WHAT THE EXERCISE ASKS: Pictures are not part of the copy. Give again exactly the lines from the one with "Convert this chart to D3.js code." to the one with "const y = d3.scaleLinear().domain([0,100]).range([295.5,69.5]);", inclusive.

AVAILABLE DATA:
================
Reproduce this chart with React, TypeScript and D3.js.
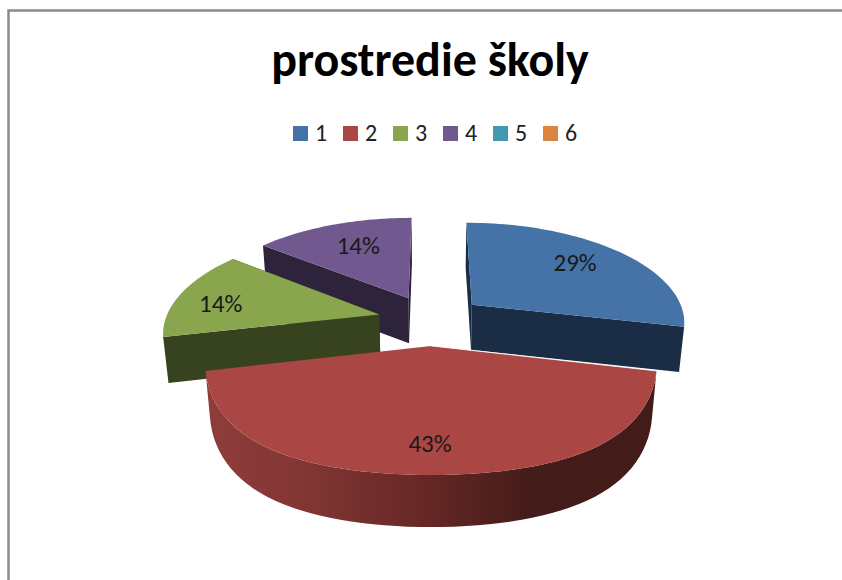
================
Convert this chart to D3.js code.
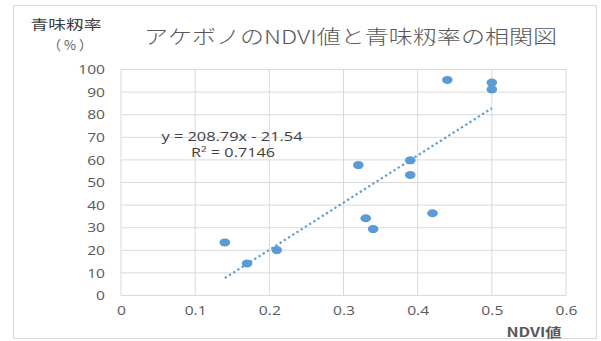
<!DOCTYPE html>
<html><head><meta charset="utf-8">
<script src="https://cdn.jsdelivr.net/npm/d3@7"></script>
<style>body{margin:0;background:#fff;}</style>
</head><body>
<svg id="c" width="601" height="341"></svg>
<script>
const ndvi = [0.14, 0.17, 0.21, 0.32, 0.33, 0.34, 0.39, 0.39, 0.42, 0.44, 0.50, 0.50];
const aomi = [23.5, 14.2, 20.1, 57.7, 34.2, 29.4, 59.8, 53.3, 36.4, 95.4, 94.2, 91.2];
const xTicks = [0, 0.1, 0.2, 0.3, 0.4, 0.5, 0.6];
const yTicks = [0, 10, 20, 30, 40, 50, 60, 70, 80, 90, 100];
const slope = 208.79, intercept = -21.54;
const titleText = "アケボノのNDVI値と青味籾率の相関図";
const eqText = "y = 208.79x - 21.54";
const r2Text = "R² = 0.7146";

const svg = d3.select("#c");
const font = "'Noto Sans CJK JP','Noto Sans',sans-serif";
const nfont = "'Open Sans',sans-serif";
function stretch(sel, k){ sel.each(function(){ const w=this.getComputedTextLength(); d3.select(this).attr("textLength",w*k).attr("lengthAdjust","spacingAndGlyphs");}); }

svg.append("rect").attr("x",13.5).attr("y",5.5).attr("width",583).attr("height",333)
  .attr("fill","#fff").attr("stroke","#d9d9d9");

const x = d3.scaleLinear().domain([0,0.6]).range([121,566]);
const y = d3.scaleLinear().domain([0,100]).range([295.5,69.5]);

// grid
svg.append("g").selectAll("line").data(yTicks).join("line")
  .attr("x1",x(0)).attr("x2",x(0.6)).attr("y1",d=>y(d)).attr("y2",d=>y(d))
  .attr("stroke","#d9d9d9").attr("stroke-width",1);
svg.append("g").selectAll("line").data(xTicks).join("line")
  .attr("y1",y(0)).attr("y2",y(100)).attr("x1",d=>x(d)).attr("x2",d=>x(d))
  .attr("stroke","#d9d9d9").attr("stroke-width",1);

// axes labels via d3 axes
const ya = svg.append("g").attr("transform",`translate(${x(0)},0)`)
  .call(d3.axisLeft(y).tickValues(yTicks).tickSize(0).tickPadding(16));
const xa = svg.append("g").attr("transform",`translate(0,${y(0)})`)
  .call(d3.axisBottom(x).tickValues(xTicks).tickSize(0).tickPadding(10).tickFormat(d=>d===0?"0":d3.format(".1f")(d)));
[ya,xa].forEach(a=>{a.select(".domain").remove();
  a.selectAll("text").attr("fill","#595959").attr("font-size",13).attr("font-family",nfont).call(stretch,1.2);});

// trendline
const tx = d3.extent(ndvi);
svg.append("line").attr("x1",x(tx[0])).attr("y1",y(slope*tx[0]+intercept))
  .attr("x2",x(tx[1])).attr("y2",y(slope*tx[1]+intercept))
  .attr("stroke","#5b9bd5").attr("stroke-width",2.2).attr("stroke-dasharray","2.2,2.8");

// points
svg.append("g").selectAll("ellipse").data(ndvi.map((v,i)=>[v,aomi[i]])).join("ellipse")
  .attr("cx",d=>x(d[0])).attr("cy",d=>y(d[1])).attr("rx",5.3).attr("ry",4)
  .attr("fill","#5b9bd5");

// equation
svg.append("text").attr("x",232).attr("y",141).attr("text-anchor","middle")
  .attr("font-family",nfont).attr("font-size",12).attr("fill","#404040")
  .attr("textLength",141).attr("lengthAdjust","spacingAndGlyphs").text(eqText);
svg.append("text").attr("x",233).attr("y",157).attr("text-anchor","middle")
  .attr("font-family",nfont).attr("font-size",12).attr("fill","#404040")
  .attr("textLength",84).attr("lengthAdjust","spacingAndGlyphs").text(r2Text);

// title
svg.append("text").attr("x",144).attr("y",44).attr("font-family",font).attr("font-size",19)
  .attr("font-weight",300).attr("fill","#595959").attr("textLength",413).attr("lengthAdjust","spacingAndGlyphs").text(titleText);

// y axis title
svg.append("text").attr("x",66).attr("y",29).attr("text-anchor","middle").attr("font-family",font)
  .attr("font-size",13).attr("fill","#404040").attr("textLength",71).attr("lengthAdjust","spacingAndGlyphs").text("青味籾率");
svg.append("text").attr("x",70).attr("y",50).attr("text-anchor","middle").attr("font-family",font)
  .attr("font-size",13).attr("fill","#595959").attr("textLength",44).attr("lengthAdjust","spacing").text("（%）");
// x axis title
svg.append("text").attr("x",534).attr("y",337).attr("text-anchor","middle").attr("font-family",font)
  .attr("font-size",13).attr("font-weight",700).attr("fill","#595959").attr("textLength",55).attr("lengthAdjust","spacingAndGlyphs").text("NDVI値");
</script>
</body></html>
================
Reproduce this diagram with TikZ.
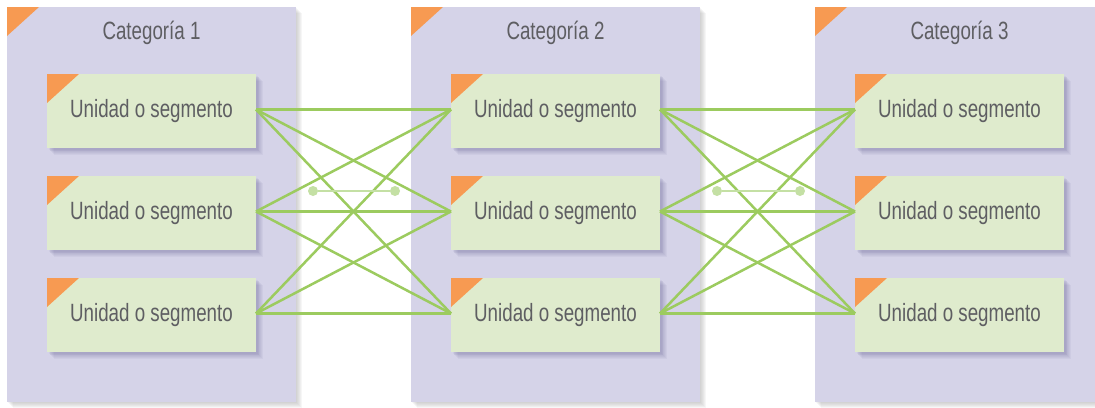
================
FULL OUTPUT:
Convert this chart to D3.js code.
<!DOCTYPE html>
<html><head><meta charset="utf-8">
<script src="https://cdn.jsdelivr.net/npm/d3@7"></script>
<style>body{margin:0;background:#fff;}</style>
</head><body>
<svg id="c" width="601" height="341"></svg>
<script>
const ndvi = [0.14, 0.17, 0.21, 0.32, 0.33, 0.34, 0.39, 0.39, 0.42, 0.44, 0.50, 0.50];
const aomi = [23.5, 14.2, 20.1, 57.7, 34.2, 29.4, 59.8, 53.3, 36.4, 95.4, 94.2, 91.2];
const xTicks = [0, 0.1, 0.2, 0.3, 0.4, 0.5, 0.6];
const yTicks = [0, 10, 20, 30, 40, 50, 60, 70, 80, 90, 100];
const slope = 208.79, intercept = -21.54;
const titleText = "アケボノのNDVI値と青味籾率の相関図";
const eqText = "y = 208.79x - 21.54";
const r2Text = "R² = 0.7146";

const svg = d3.select("#c");
const font = "'Noto Sans CJK JP','Noto Sans',sans-serif";
const nfont = "'Open Sans',sans-serif";
function stretch(sel, k){ sel.each(function(){ const w=this.getComputedTextLength(); d3.select(this).attr("textLength",w*k).attr("lengthAdjust","spacingAndGlyphs");}); }

svg.append("rect").attr("x",13.5).attr("y",5.5).attr("width",583).attr("height",333)
  .attr("fill","#fff").attr("stroke","#d9d9d9");

const x = d3.scaleLinear().domain([0,0.6]).range([121,566]);
const y = d3.scaleLinear().domain([0,100]).range([295.5,69.5]);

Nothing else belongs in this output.